Thanks to Natural Language Processing (NLP) technologies, linguists can extract the events that are mentioned or narrated, as well as the actors and circumstances that take part in them, directly from the texts. A series of projects are indeed applying these empirical methods in the field of the humanities (e.g. Reiter et al. 2010; Cybulska, and Vossen 2011). Yet, the adoption of data-driven approaches to event extraction requires the use of sophisticated NLP tools that, although available for high-resourced languages such as English, are still largely absent for Ancient Greek. Those NLP tools should be able to perform linguistic analysis at many different levels, inlcuding:

  • morphology (part-of-speech tagging and lemmatization);
  • syntax;
  • semantics (thematic roles, argument structure, word-sense disambiguation);
  • discourse (co-reference and ellipsis resolution).

In terms of both software and annotated corpora, Ancient Greek is poorly resourced but the situation is not quite desperate. For morphology and syntax, the Ancient Greek Dependency Treebank (AGDT) provides both a model and a solid framework for manual annotation (Bamman et al. 2009). In current linguistics, a treebank is a corpus of sentence with word-by-word annotation on morphology and syntactic structure.

A sentence annotated according to AGDT standards

The AGDT is the first comprehensive treebank of Ancient Greek literary texts of the Archaic and Classical era.

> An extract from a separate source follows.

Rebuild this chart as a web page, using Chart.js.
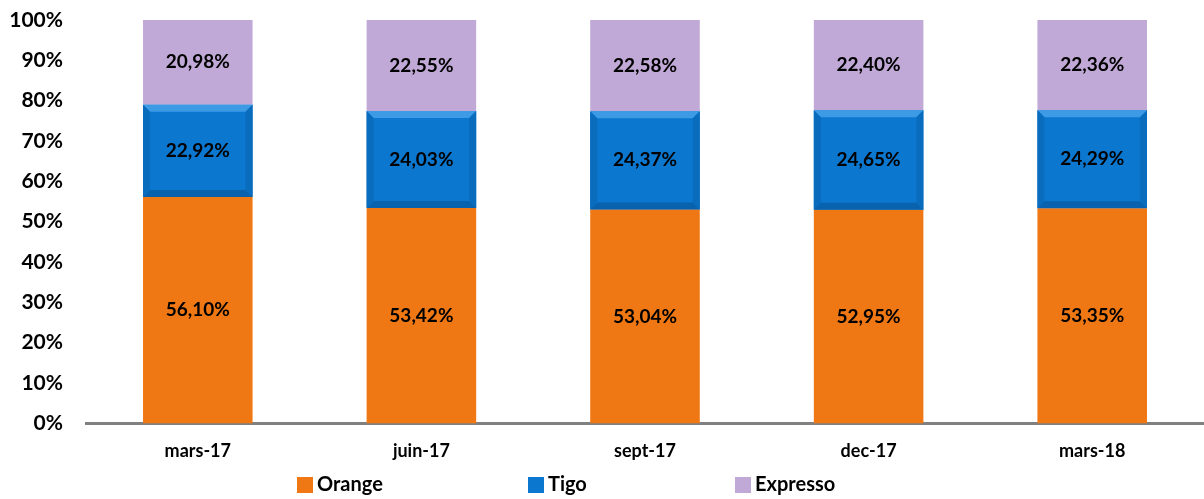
<!DOCTYPE html>
<html>
<head>
<meta charset="utf-8">
<script src="https://cdn.jsdelivr.net/npm/chart.js@4/dist/chart.umd.min.js"></script>
<style>
  html, body { margin: 0; padding: 0; background: #fff; }
  #wrap { width: 1204px; height: 499px; }
</style>
</head>
<body>
<div id="wrap"><canvas id="chart"></canvas></div>
<script>
// periods and operator shares (%)
const periods = ['mars-17', 'juin-17', 'sept-17', 'dec-17', 'mars-18'];
const orange = [56.10, 53.42, 53.04, 52.95, 53.35];
const tigo = [22.92, 24.03, 24.37, 24.65, 24.29];
const expresso = [20.98, 22.55, 22.58, 22.40, 22.36];

const FONT = "Lato, 'Open Sans', sans-serif";

// write the values in the middle of each segment, french decimal comma
const valueLabels = {
    id: 'valueLabels',
    afterDatasetsDraw(chart) {
        const ctx = chart.ctx;
        ctx.save();
        ctx.font = 'bold 19px ' + FONT;
        ctx.fillStyle = '#000';
        ctx.textAlign = 'center';
        ctx.textBaseline = 'middle';
        chart.data.datasets.forEach((ds, i) => {
            chart.getDatasetMeta(i).data.forEach((bar, j) => {
                const p = bar.getProps(['x', 'y', 'base'], true);
                const txt = ds.data[j].toFixed(2).replace('.', ',') + '%';
                ctx.fillText(txt, p.x, (p.y + p.base) / 2);
            });
        });
        ctx.restore();
    }
};

// fake the bevel on the Tigo segments
const bevel = {
    id: 'bevel',
    afterDatasetsDraw(chart) {
        const ctx = chart.ctx;
        chart.getDatasetMeta(1).data.forEach(bar => {
            const p = bar.getProps(['x', 'y', 'base', 'width'], true);
            const l = p.x - p.width / 2, r = p.x + p.width / 2;
            const t = p.y, b = p.base, d = 7;
            ctx.save();
            ctx.fillStyle = '#3d9be6';
            ctx.beginPath();
            ctx.moveTo(l, t); ctx.lineTo(r, t); ctx.lineTo(r - d, t + d); ctx.lineTo(l + d, t + d);
            ctx.fill();
            ctx.fillStyle = '#0862ad';
            ctx.beginPath();
            ctx.moveTo(l, b); ctx.lineTo(r, b); ctx.lineTo(r - d, b - d); ctx.lineTo(l + d, b - d);
            ctx.fill();
            ctx.fillStyle = '#0a6cbd';
            ctx.beginPath();
            ctx.moveTo(l, t); ctx.lineTo(l + d, t + d); ctx.lineTo(l + d, b - d); ctx.lineTo(l, b);
            ctx.moveTo(r, t); ctx.lineTo(r - d, t + d); ctx.lineTo(r - d, b - d); ctx.lineTo(r, b);
            ctx.fill();
            ctx.restore();
        });
    }
};

// legend drawn by hand so the items can sit far apart without a tall legend box
const legendX = [297, 528, 735];
const bottomLegend = {
    id: 'bottomLegend',
    afterDraw(chart) {
        const ctx = chart.ctx;
        ctx.save();
        ctx.font = 'bold 20px ' + FONT;
        ctx.textBaseline = 'middle';
        ctx.textAlign = 'left';
        chart.data.datasets.forEach((ds, i) => {
            const x = legendX[i], y = 485;
            ctx.fillStyle = ds.backgroundColor;
            ctx.fillRect(x, y - 8, 16, 16);
            ctx.fillStyle = '#000';
            ctx.fillText(ds.label, x + 20, y);
        });
        ctx.restore();
    }
};

new Chart(document.getElementById('chart'), {
    type: 'bar',
    data: {
        labels: periods,
        datasets: [
            { label: 'Orange', data: orange, backgroundColor: '#f07814' },
            { label: 'Tigo', data: tigo, backgroundColor: '#0b77cf' },
            { label: 'Expresso', data: expresso, backgroundColor: '#c0a9d6' }
        ]
    },
    options: {
        responsive: true,
        maintainAspectRatio: false,
        animation: false,
        layout: { padding: { left: 0, right: 0, top: 20, bottom: 20 } },
        datasets: { bar: { categoryPercentage: 1, barPercentage: 0.49 } },
        scales: {
            x: {
                stacked: true,
                grid: { display: false, drawTicks: false },
                border: { display: true, color: '#808080', width: 3 },
                ticks: { color: '#000', padding: 17, font: { family: FONT, size: 18, weight: 'bold' } }
            },
            y: {
                stacked: true,
                min: 0, max: 100,
                grid: { display: false, drawTicks: false },
                border: { display: false },
                afterFit(scale) { scale.width = 86; scale.paddingTop = 0; },
                ticks: {
                    stepSize: 10, autoSkip: false, color: '#000', padding: 23,
                    font: { family: FONT, size: 21, weight: 'bold' },
                    callback: v => v + '%'
                }
            }
        },
        plugins: {
            legend: { display: false },
            tooltip: { enabled: false }
        }
    },
    plugins: [bevel, valueLabels, bottomLegend]
});
</script>
</body>
</html>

In its current release it includes the unabridged text of the Iliad, Odyssey, the complete work of Hesiod, and Aeschylus, as well as five tragedies of Sophocles (Ajax, Oedipus Rex, Electra, Antigone, Trachiniae) and the Euthyphro of Plato. The crucial task for those who want to build infrastructure for the aforementioned work of event extraction will be to also supplement the morpho-syntactic analysis of the AGDT with the semantic information that is required for event extraction.

The Hellespont Project has chosen to explore this possibility. Hellespont is a case study that focuses on the history of Athens in the years 479-431 BCE, as narrated in the text of Thucydides’ Histories (1.89-118); it aims to create a dynamic environment for research where two of the largest online collections, the Perseus Digital Library and the Arachne archaeological database, will be integrated via the CIDOC-CRM (Romanello and Thomas 2012).

In the following posts, I will go into details explaining how the addition of a layer of semantic and pragmatic information (such as thematic roles, or co-reference resolution) is integrated on top of the available treebank.

I will also try to show how a fine-grained linguistic analysis is not only useful for digital representation. A text annotated with syntactic and semantic information can allow for a multitude of linguistic and literary studies that can help us in exploring Thucydides’ work in a multitude of different ways.